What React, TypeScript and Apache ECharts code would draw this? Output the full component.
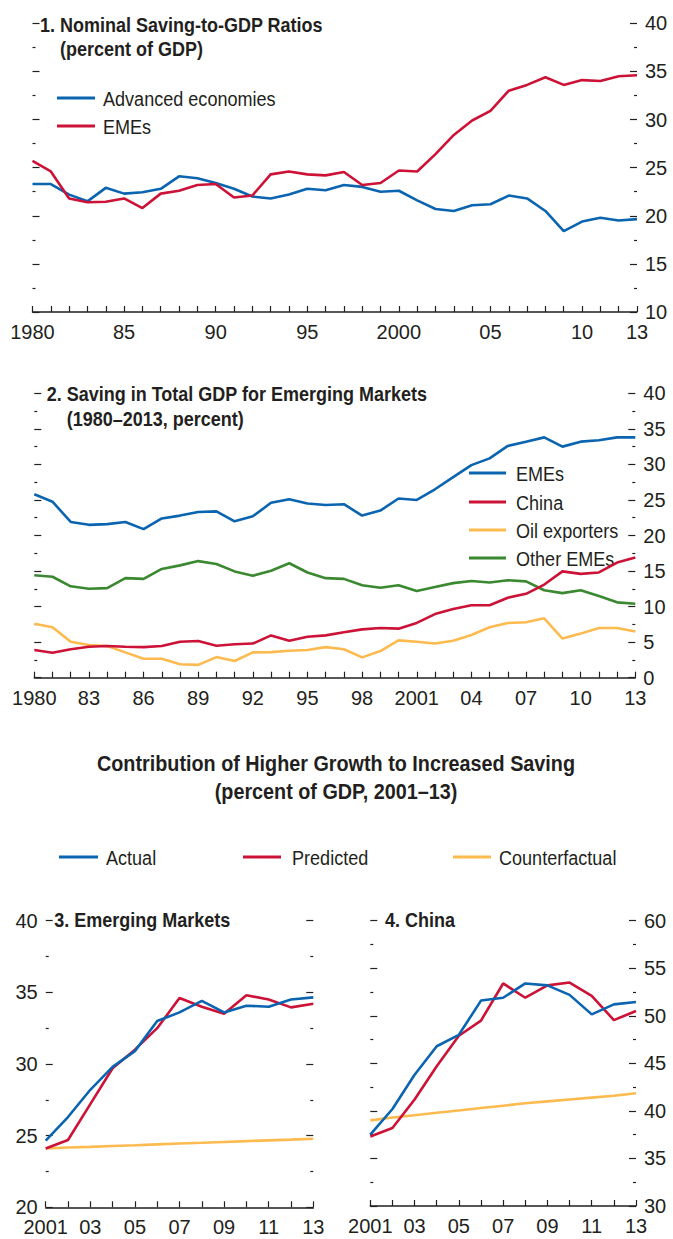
import React, { useEffect, useRef } from "react";
import * as echarts from "echarts";

// ---------- DATA ----------
const yearsLong = [
  "1980", "1981", "1982", "1983", "1984", "1985", "1986", "1987", "1988", "1989",
  "1990", "1991", "1992", "1993", "1994", "1995", "1996", "1997", "1998", "1999",
  "2000", "2001", "2002", "2003", "2004", "2005", "2006", "2007", "2008", "2009",
  "2010", "2011", "2012", "2013",
];
const yearsShort = [
  "2001", "2002", "2003", "2004", "2005", "2006", "2007", "2008", "2009", "2010",
  "2011", "2012", "2013",
];

// Panel 1: Nominal saving-to-GDP ratios
const advancedEconomies = [
  23.3, 23.3, 22.2, 21.5, 22.9, 22.3, 22.45, 22.8, 24.1, 23.9,
  23.4, 22.8, 22.0, 21.8, 22.2, 22.8, 22.65, 23.2, 23.0, 22.5,
  22.6, 21.6, 20.7, 20.5, 21.1, 21.2, 22.1, 21.8, 20.5, 18.4,
  19.4, 19.8, 19.5, 19.65,
];
const emesPanel1 = [
  25.7, 24.6, 21.8, 21.4, 21.45, 21.8, 20.8, 22.3, 22.6, 23.2,
  23.3, 21.9, 22.1, 24.3, 24.6, 24.3, 24.2, 24.55, 23.2, 23.4,
  24.7, 24.6, 26.4, 28.4, 29.9, 30.9, 33.0, 33.6, 34.4, 33.6,
  34.1, 34.0, 34.5, 34.6,
];

// Panel 2: Saving in total GDP for emerging markets
const emesPanel2 = [
  25.8, 24.75, 21.9, 21.5, 21.6, 21.9, 20.9, 22.4, 22.8, 23.3,
  23.4, 22.0, 22.7, 24.6, 25.1, 24.5, 24.3, 24.4, 22.8, 23.5,
  25.2, 25.0, 26.5, 28.2, 29.9, 30.85, 32.6, 33.2, 33.8, 32.5,
  33.2, 33.4, 33.8, 33.8,
];
const chinaPanel2 = [
  3.9, 3.5, 4.0, 4.36, 4.45, 4.36, 4.3, 4.45, 5.06, 5.16,
  4.5, 4.7, 4.8, 5.95, 5.2, 5.77, 5.95, 6.4, 6.8, 7.0,
  6.9, 7.7, 8.95, 9.65, 10.2, 10.2, 11.25, 11.8, 13.1, 14.95,
  14.6, 14.8, 16.2, 16.9,
];
const oilExporters = [
  7.6, 7.1, 5.06, 4.6, 4.45, 3.56, 2.67, 2.67, 1.9, 1.8,
  2.9, 2.35, 3.56, 3.6, 3.8, 3.9, 4.3, 4.0, 2.86, 3.75,
  5.25, 5.06, 4.8, 5.2, 6.0, 7.1, 7.7, 7.8, 8.35, 5.5,
  6.2, 7.0, 7.0, 6.5,
];
const otherEmes = [
  14.4, 14.2, 12.85, 12.5, 12.6, 14.0, 13.9, 15.3, 15.8, 16.4,
  16.0, 14.95, 14.35, 15.05, 16.1, 14.8, 14.0, 13.9, 13.0, 12.65,
  13.0, 12.2, 12.75, 13.3, 13.6, 13.4, 13.7, 13.55, 12.3, 11.9,
  12.3, 11.5, 10.6, 10.4,
];

// Panel 3: Emerging markets
const actualEM = [24.65, 26.3, 28.2, 29.8, 30.9, 33.0, 33.6, 34.4, 33.6, 34.07, 34.0, 34.5, 34.65];
const predictedEM = [24.1, 24.7, 27.2, 29.7, 31.0, 32.5, 34.6, 34.0, 33.5, 34.8, 34.5, 33.95, 34.2];
const counterfactualEM = [24.1, 24.17, 24.22, 24.28, 24.33, 24.39, 24.45, 24.5, 24.56, 24.62, 24.67, 24.72, 24.78];

// Panel 4: China
const actualCN = [37.5, 40.2, 43.8, 46.8, 48.0, 51.6, 51.9, 53.4, 53.2, 52.2, 50.15, 51.2, 51.45];
const predictedCN = [37.3, 38.2, 41.2, 44.7, 47.9, 49.5, 53.4, 51.9, 53.2, 53.5, 52.1, 49.55, 50.5];
const counterfactualCN = [39.0, 39.3, 39.55, 39.8, 40.05, 40.3, 40.55, 40.8, 41.0, 41.2, 41.4, 41.6, 41.85];

// Tick labels
const labelsPanel1 = ["1980", "1985", "1990", "1995", "2000", "2005", "2010", "2013"];
const labelsPanel2 = ["1980", "1983", "1986", "1989", "1992", "1995", "1998", "2001", "2004", "2007", "2010", "2013"];
const labelsShort = ["2001", "2003", "2005", "2007", "2009", "2011", "2013"];
const fullYearLabels = ["1980", "2000", "2001"];

// ---------- STYLE ----------
const INK = "#231f20";
const BLUE = "#0a64b0";
const RED = "#cc1236";
const YELLOW = "#fdba4f";
const GREEN = "#3a882f";
const FONT = "'Liberation Sans', Arial, sans-serif";
const AXIS_FS = 20;

function fmtYear(v: string, longSet: string[]) {
  if (longSet.indexOf(v) >= 0) return v;
  return v.slice(2);
}

function xAxis(gridIndex: number, data: string[], labeled: string[], longSet: string[]) {
  return {
    type: "category",
    gridIndex,
    data,
    boundaryGap: false,
    axisLine: { show: true, lineStyle: { color: INK, width: 1.5 } },
    axisTick: { show: true, inside: true, length: 6, interval: 0, lineStyle: { color: INK, width: 1.2 } },
    axisLabel: {
      interval: (_i: number, v: string) => labeled.indexOf(v) >= 0,
      formatter: (v: string) => fmtYear(v, longSet),
      margin: 10,
      fontSize: AXIS_FS,
      fontFamily: FONT,
      color: INK,
    },
    splitLine: { show: false },
  };
}

function yAxis(gridIndex: number, position: string, min: number, max: number, showLabel: boolean) {
  return {
    type: "value",
    gridIndex,
    position,
    min,
    max,
    interval: 5,
    axisLine: { show: false },
    splitLine: { show: false },
    axisTick: { show: true, inside: true, length: 7, lineStyle: { color: INK, width: 1.2 } },
    minorTick: { show: true, splitNumber: 2, length: 3, lineStyle: { color: INK, width: 1.2 } },
    axisLabel: { show: showLabel, margin: 8, fontSize: AXIS_FS, fontFamily: FONT, color: INK },
  };
}

function line(name: string, data: number[], color: string, xi: number, yi: number, z = 2) {
  return {
    type: "line",
    name,
    data,
    xAxisIndex: xi,
    yAxisIndex: yi,
    symbol: "none",
    z,
    lineStyle: { color, width: 2.6 },
    itemStyle: { color },
  };
}

function txt(text: string, x: number, y: number, size: number, bold: boolean, sx: number, align = "left") {
  return {
    type: "text",
    x,
    y,
    scaleX: sx,
    style: {
      text,
      fill: INK,
      fontSize: size,
      fontWeight: bold ? "bold" : "normal",
      fontFamily: FONT,
      align,
      verticalAlign: "middle",
    },
  };
}

function legendItem(label: string, color: string, x1: number, x2: number, tx: number, y: number) {
  return [
    { type: "line", shape: { x1, y1: y, x2, y2: y }, style: { stroke: color, lineWidth: 3 } },
    txt(label, tx, y, 21, false, 0.86),
  ];
}

export default function App() {
  const ref = useRef<HTMLDivElement>(null);

  useEffect(() => {
    if (!ref.current) return;
    const chart = echarts.init(ref.current, undefined, { renderer: "svg" });
    const option = {
      animation: false,
      backgroundColor: "#ffffff",
      grid: [
        { left: 32.5, top: 23.3, width: 604.5, height: 288.7 },
        { left: 34.3, top: 393.3, width: 601, height: 284.4 },
        { left: 45.7, top: 920.7, width: 267.6, height: 286.6 },
        { left: 370.3, top: 920.7, width: 265.7, height: 285.3 },
      ],
      xAxis: [
        xAxis(0, yearsLong, labelsPanel1, fullYearLabels),
        xAxis(1, yearsLong, labelsPanel2, fullYearLabels),
        xAxis(2, yearsShort, labelsShort, fullYearLabels),
        xAxis(3, yearsShort, labelsShort, fullYearLabels),
      ],
      yAxis: [
        yAxis(0, "right", 10, 40, true),
        yAxis(0, "left", 10, 40, false),
        yAxis(1, "right", 0, 40, true),
        yAxis(1, "left", 0, 40, false),
        yAxis(2, "left", 20, 40, true),
        yAxis(2, "right", 20, 40, false),
        yAxis(3, "right", 30, 60, true),
        yAxis(3, "left", 30, 60, false),
      ],
      series: [
        line("Advanced economies", advancedEconomies, BLUE, 0, 0, 2),
        line("EMEs", emesPanel1, RED, 0, 0, 3),
        line("Other EMEs", otherEmes, GREEN, 1, 2, 2),
        line("Oil exporters", oilExporters, YELLOW, 1, 2, 3),
        line("China", chinaPanel2, RED, 1, 2, 4),
        line("EMEs", emesPanel2, BLUE, 1, 2, 5),
        line("Counterfactual", counterfactualEM, YELLOW, 2, 4, 2),
        line("Predicted", predictedEM, RED, 2, 4, 3),
        line("Actual", actualEM, BLUE, 2, 4, 4),
        line("Counterfactual", counterfactualCN, YELLOW, 3, 6, 2),
        line("Predicted", predictedCN, RED, 3, 6, 3),
        line("Actual", actualCN, BLUE, 3, 6, 4),
      ],
      graphic: [
        txt("1. Nominal Saving-to-GDP Ratios", 40, 25, 20, true, 0.9),
        txt("(percent of GDP)", 60, 49, 20, true, 0.9),
        ...legendItem("Advanced economies", BLUE, 57, 95, 103, 98),
        ...legendItem("EMEs", RED, 57, 95, 103, 126),

        txt("2. Saving in Total GDP for Emerging Markets", 46.7, 394.5, 20, true, 0.9),
        txt("(1980–2013, percent)", 66.7, 419, 20, true, 0.9),
        ...legendItem("EMEs", BLUE, 469, 506, 516, 473),
        ...legendItem("China", RED, 469, 506, 516, 502),
        ...legendItem("Oil exporters", YELLOW, 469, 506, 516, 530),
        ...legendItem("Other EMEs", GREEN, 469, 506, 516, 558),

        txt("Contribution of Higher Growth to Increased Saving", 336, 763.5, 22, true, 0.9, "center"),
        txt("(percent of GDP, 2001–13)", 336, 791, 22, true, 0.9, "center"),
        ...legendItem("Actual", BLUE, 59, 98, 106, 857),
        ...legendItem("Predicted", RED, 243, 281, 292, 857),
        ...legendItem("Counterfactual", YELLOW, 453, 491, 499, 857),

        txt("3. Emerging Markets", 54.3, 920, 20, true, 0.9),
        txt("4. China", 385, 920, 20, true, 0.9),
      ],
    };
    chart.setOption(option as any);
    return () => chart.dispose();
  }, []);

  return (
    <div
      ref={ref}
      style={{ position: "absolute", left: 0, top: 0, width: 673, height: 1239 }}
    />
  );
}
==========
* Exercise objective:
Check each line above for "React" and return the ones that have it.

* Answer to this exercise:
What React, TypeScript and Apache ECharts code would draw this? Output the full component.
import React, { useEffect, useRef } from "react";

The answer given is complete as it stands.